Bank of India reported a net loss of ₹2,341 crore in the third quarter ended December 31, 2017, due to a jump in loan-loss provisioning and decline in non-interest income. It had reported a net profit of ₹102 crore in the year-ago period.

Loan-loss provisions, including towards divergence in non-performing assets (NPAs) as assessed by the bank and the RBI as on March 31, 2017, shot up to ₹4,373 crore against ₹2,546 crore in the year-ago period.

During the reporting quarter, slippages amounted to ₹18,329 crore.

Of this, ₹14,057 crore is due to divergence in gross NPAs. Further, out of this divergence, the public sector bank said since mid-January 2018, it has realised ₹4,751 crore by invoking standby letters of credit (SBLCs) of other banks. It will be invoking SBLCs worth ₹4,654 crore during this quarter.

The bank’s net interest income (difference between interest earned and interest expended) declined 13 per cent year-on-year (y-o-y) to ₹2,501 crore against ₹2,863 crore in the year-ago period.

Non-interest income dropped 41 per cent to ₹1,041 crore (₹1,769 crore).

Global (domestic and foreign) deposits dipped 3 per cent y-o-y to ₹5,26,003 crore as at December-end 2017. Global advances were down 2 per cent to ₹3,79,538 crore.

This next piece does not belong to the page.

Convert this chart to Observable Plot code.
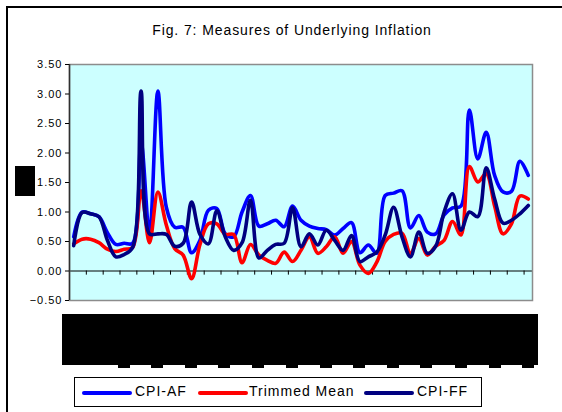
<!DOCTYPE html>
<html><head><meta charset="utf-8">
<script src="https://cdn.jsdelivr.net/npm/d3@7"></script>
<script src="https://cdn.jsdelivr.net/npm/@observablehq/plot@0.6"></script>
<style>
html,body{margin:0;padding:0;background:#fff;}
#wrap{position:relative;width:562px;height:412px;overflow:hidden;font-family:"Liberation Sans",Arial,sans-serif;color:#000;}
#outer{position:absolute;left:6px;top:6px;width:620px;height:520px;border-left:2px solid #000;border-top:2px solid #000;}
#title{position:absolute;left:0;top:23px;width:584px;text-align:center;font-size:14px;line-height:14px;letter-spacing:0.9px;white-space:nowrap;}
#chart{position:absolute;left:0;top:0;}
#chart svg text{letter-spacing:1px;}
.redact{position:absolute;background:#000;}
#legend{position:absolute;left:74px;top:377px;width:406px;height:28px;border:1px solid #000;background:#fff;}
.sw{position:absolute;top:13px;width:50px;height:4px;border-radius:2px;}
.lt{position:absolute;top:4px;font-size:14px;line-height:18px;letter-spacing:1px;white-space:nowrap;}
</style>
</head><body>
<div id="wrap">
  <div id="outer"></div>
  <div id="title">Fig. 7: Measures of Underlying Inflation</div>
  <div id="chart"></div>
  <div class="redact" style="left:15px;top:166px;width:20px;height:30px"></div>
  <div id="xred"></div>
  <div id="legend"></div>
</div>
<script>
// Series values (one per period; period labels are not legible in the source)
const cpiAF = [0.58,1.00,0.97,0.92,0.65,0.45,0.47,0.47,2.18,0.63,3.05,1.08,0.74,0.74,0.31,0.52,1.03,1.06,0.63,0.58,1.00,1.28,0.76,0.80,0.86,0.75,1.10,0.86,0.76,0.72,0.70,0.61,0.72,0.82,0.31,0.44,0.30,1.28,1.32,1.36,0.73,0.94,0.66,0.63,0.95,1.07,1.10,2.73,1.90,2.35,1.62,1.34,1.35,1.86,1.62];
const trimmedMean = [0.46,0.54,0.54,0.48,0.37,0.33,0.37,0.40,1.36,0.48,1.34,0.78,0.38,0.27,-0.13,0.45,0.80,0.80,0.62,0.62,0.14,0.45,0.27,0.18,0.13,0.32,0.16,0.35,0.58,0.30,0.41,0.58,0.30,0.50,0.10,-0.04,0.15,0.50,0.62,0.64,0.30,0.55,0.27,0.42,0.52,0.84,0.61,1.77,1.51,1.65,1.10,0.63,0.80,1.27,1.22];
const cpiFF = [0.43,0.99,0.97,0.92,0.52,0.24,0.28,0.40,3.05,0.63,0.63,0.62,0.42,0.47,1.17,0.62,0.46,1.02,0.58,0.35,0.48,1.20,0.22,0.35,0.45,0.47,1.07,0.41,0.63,0.44,0.69,0.52,0.35,0.60,0.16,0.24,0.32,0.61,1.08,0.58,0.24,0.66,0.30,0.42,1.00,1.31,0.69,1.00,0.92,1.75,1.22,0.81,0.86,0.97,1.11];
const seriesNames = ["CPI-AF", "Trimmed Mean", "CPI-FF"];
const seriesColors = ["#0000ff", "#ff0000", "#000080"];
const yTicks = [-0.5, 0, 0.5, 1, 1.5, 2, 2.5, 3, 3.5];
const chartTitle = "Fig. 7: Measures of Underlying Inflation";

const n = cpiAF.length;
const seriesValues = [cpiAF, trimmedMean, cpiFF];
const rows = seriesValues.flatMap((vals, s) => vals.map((v, i) => ({series: seriesNames[s], x: i + 0.5, y: v})));
const catTicks = d3.range(2, n, 2);

const plot = Plot.plot({
  width: 562, height: 412,
  marginLeft: 69, marginRight: 30, marginTop: 64, marginBottom: 112,
  style: {background: "transparent", fontFamily: "Liberation Sans, Arial, sans-serif", fontSize: "11px", color: "#000", overflow: "visible"},
  x: {domain: [0, n], axis: null},
  y: {domain: [-0.5, 3.5], axis: null},
  color: {domain: seriesNames, range: seriesColors},
  marks: [
    Plot.frame({fill: "#ccffff", stroke: null}),
    Plot.ruleY([0], {stroke: "#000", strokeWidth: 1}),
    Plot.ruleX(catTicks, {x: d => d, y1: 0, y2: -0.07, stroke: "#000", strokeWidth: 1}),
    Plot.line(rows, {x: "x", y: "y", z: "series", stroke: "series", strokeWidth: 3.6, curve: "catmull-rom"}),
    Plot.frame({stroke: "#8c8c8c", strokeWidth: 1.5}),
    Plot.ruleX([0], {stroke: "#303030", strokeWidth: 1.5}),
    Plot.axisY({ticks: yTicks, tickFormat: d3.format(".2f"), tickSize: 4, tickPadding: 3, anchor: "left", label: null})
  ]
});
document.getElementById("chart").appendChild(plot);
document.getElementById("title").textContent = chartTitle;

// redaction over the (illegible) category labels
const xred = document.getElementById("xred");
const big = document.createElement("div");
big.className = "redact";
Object.assign(big.style, {left: "62px", top: "314px", width: "476px", height: "51px"});
xred.appendChild(big);
[118, 151, 185, 218, 252, 286, 320, 353, 387, 420, 455, 489, 522].forEach(px => {
  const b = document.createElement("div");
  b.className = "redact";
  Object.assign(b.style, {left: px + "px", top: "364px", width: "12px", height: "4px"});
  xred.appendChild(b);
});

// legend
const legend = document.getElementById("legend");
const swX = [7, 123, 289], txX = [60, 174, 342];
seriesNames.forEach((name, i) => {
  const s = document.createElement("div");
  s.className = "sw"; s.style.left = swX[i] + "px"; s.style.background = seriesColors[i];
  legend.appendChild(s);
  const t = document.createElement("div");
  t.className = "lt"; t.style.left = txX[i] + "px"; t.textContent = name;
  legend.appendChild(t);
});
</script>
</body></html>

Dinabandhu Mohapatra, MD and CEO, said domestic advances nudged up mainly on the back of growth in retail, agriculture and micro, small and medium enterprise (RAM) advances, which collectively went up 10.52 per cent y-o-y. Corporate advances declined 6.40 per cent, and foreign advances fell 11 per cent. To come out of the restrictive prompt corrective action, which was imposed on the bank in December 2017, Mohapatra said the bank is taking a host of measures, including closing down 200 unviable ATMs, rationalising foreign operations (including nine branches and subsidiaries), putting non-core assets (such as STCI) on the block, and reducing risk-weighted assets.

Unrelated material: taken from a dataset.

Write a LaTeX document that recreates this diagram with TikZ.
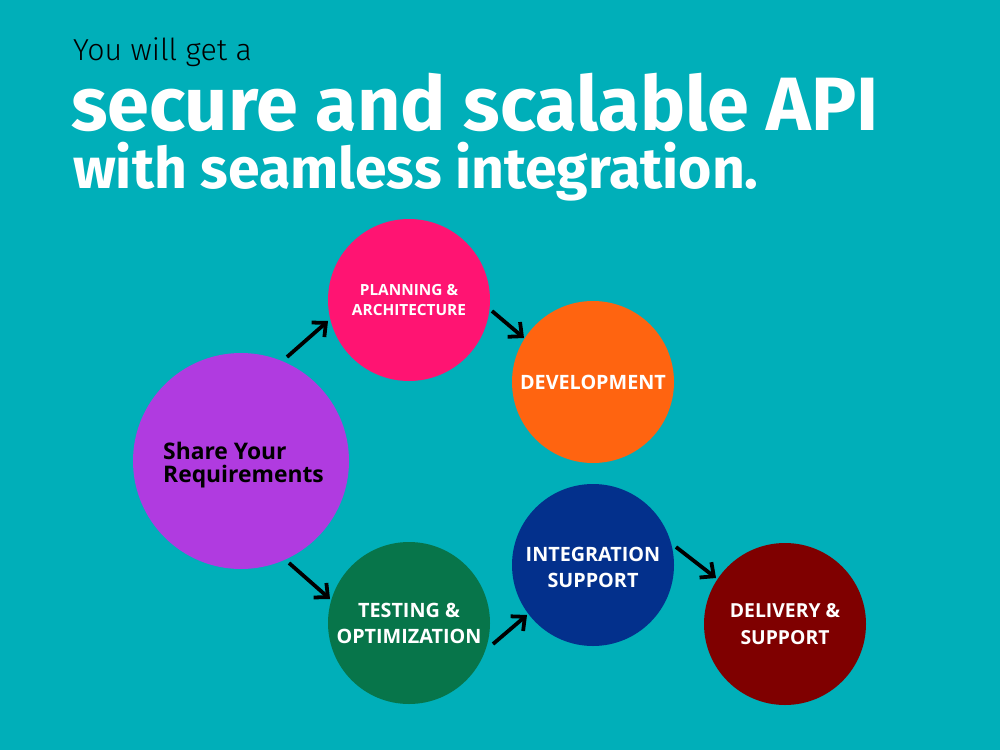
\documentclass[tikz,border=0pt]{standalone}
\usepackage{fontspec}
\setmainfont{Open Sans}
\newfontfamily\headfont{Fira Sans}
\newfontfamily\headfontl{Fira Sans Light}
\usetikzlibrary{arrows.meta}
\definecolor{bgteal}{HTML}{00AFB9}
\definecolor{cpurple}{HTML}{B03BE0}
\definecolor{cpink}{HTML}{FF1472}
\definecolor{corange}{HTML}{FF6410}
\definecolor{cgreen}{HTML}{07754A}
\definecolor{cnavy}{HTML}{03308C}
\definecolor{cmaroon}{HTML}{7F0000}
\tikzset{
  bubble/.style={circle, inner sep=0pt, minimum size=162*0.4mm},
  bigbubble/.style={circle, inner sep=0pt, minimum size=216*0.4mm},
  ctext/.style={text=white, font=\bfseries\fontsize{22.5}{29.5}\selectfont, align=center},
  flow/.style={draw=black, line width=4.3pt, -{Straight Barb[length=12pt,width=22pt,line width=4.3pt]}},
}
\begin{document}
\begin{tikzpicture}[x=0.4mm, y=-0.4mm]
\fill[bgteal] (0,0) rectangle (1000,750);
\useasboundingbox (0,0) rectangle (1000,750);
% headline
\node[anchor=base west, inner sep=0pt, font=\headfontl\fontsize{34.5}{38}\selectfont] (t1) at (73,60) {You will get a};
\node[anchor=base west, inner sep=0pt, text=white, font=\headfont\bfseries\fontsize{86}{90}\selectfont] (t2) at (71,130) {secure and scalable API};
\node[anchor=base west, inner sep=0pt, text=white, font=\headfont\bfseries\fontsize{65}{70}\selectfont] (t3) at (73,188) {with seamless integration.};
% circles
\node[bigbubble, fill=cpurple] (req) at (241,461) {};
\node[anchor=west, inner sep=0pt, align=left, font=\bfseries\fontsize{26}{26}\selectfont] (reqt) at (163,465) {Share Your\\Requirements};
\node[bubble, fill=cpink, ctext, font=\bfseries\fontsize{17.5}{22.7}\selectfont] (plan) at (409,300) {PLANNING \&\\ARCHITECTURE};
\node[bubble, fill=corange, ctext] (dev) at (593,382) {DEVELOPMENT};
\node[bubble, fill=cgreen, ctext] (test) at (409,623) {TESTING \&\\OPTIMIZATION};
\node[bubble, fill=cnavy] (integ) at (593,565) {};
\node[ctext] (integt) at (593,567) {INTEGRATION\\SUPPORT};
\node[bubble, fill=cmaroon, ctext, font=\bfseries\fontsize{22}{30.6}\selectfont] (deliv) at (785,624) {DELIVERY \&\\SUPPORT};
% arrows
\coordinate (a1s) at (287,357); \coordinate (a1e) at (328,321);
\coordinate (a2s) at (492,311); \coordinate (a2e) at (524,338);
\coordinate (a3s) at (289,563); \coordinate (a3e) at (330,599);
\coordinate (a4s) at (493,644); \coordinate (a4e) at (527,615);
\coordinate (a5s) at (676,547); \coordinate (a5e) at (716,578);
\draw[flow] (a1s) -- (a1e);
\draw[flow] (a2s) -- (a2e);
\draw[flow] (a3s) -- (a3e);
\draw[flow] (a4s) -- (a4e);
\draw[flow] (a5s) -- (a5e);
\end{tikzpicture}
\end{document}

The bank is expecting about ₹400 crore from the sale of its stake in STCI.

The board has taken a decision to close down its overseas subsidiaries in New Zealand, Botswana and Uganda.

As at December-end 2017, the bank’s GNPAs shot up to 16.93 per cent of gross advances as at December-end 2017 against 12.62 per cent as at September-end 2017.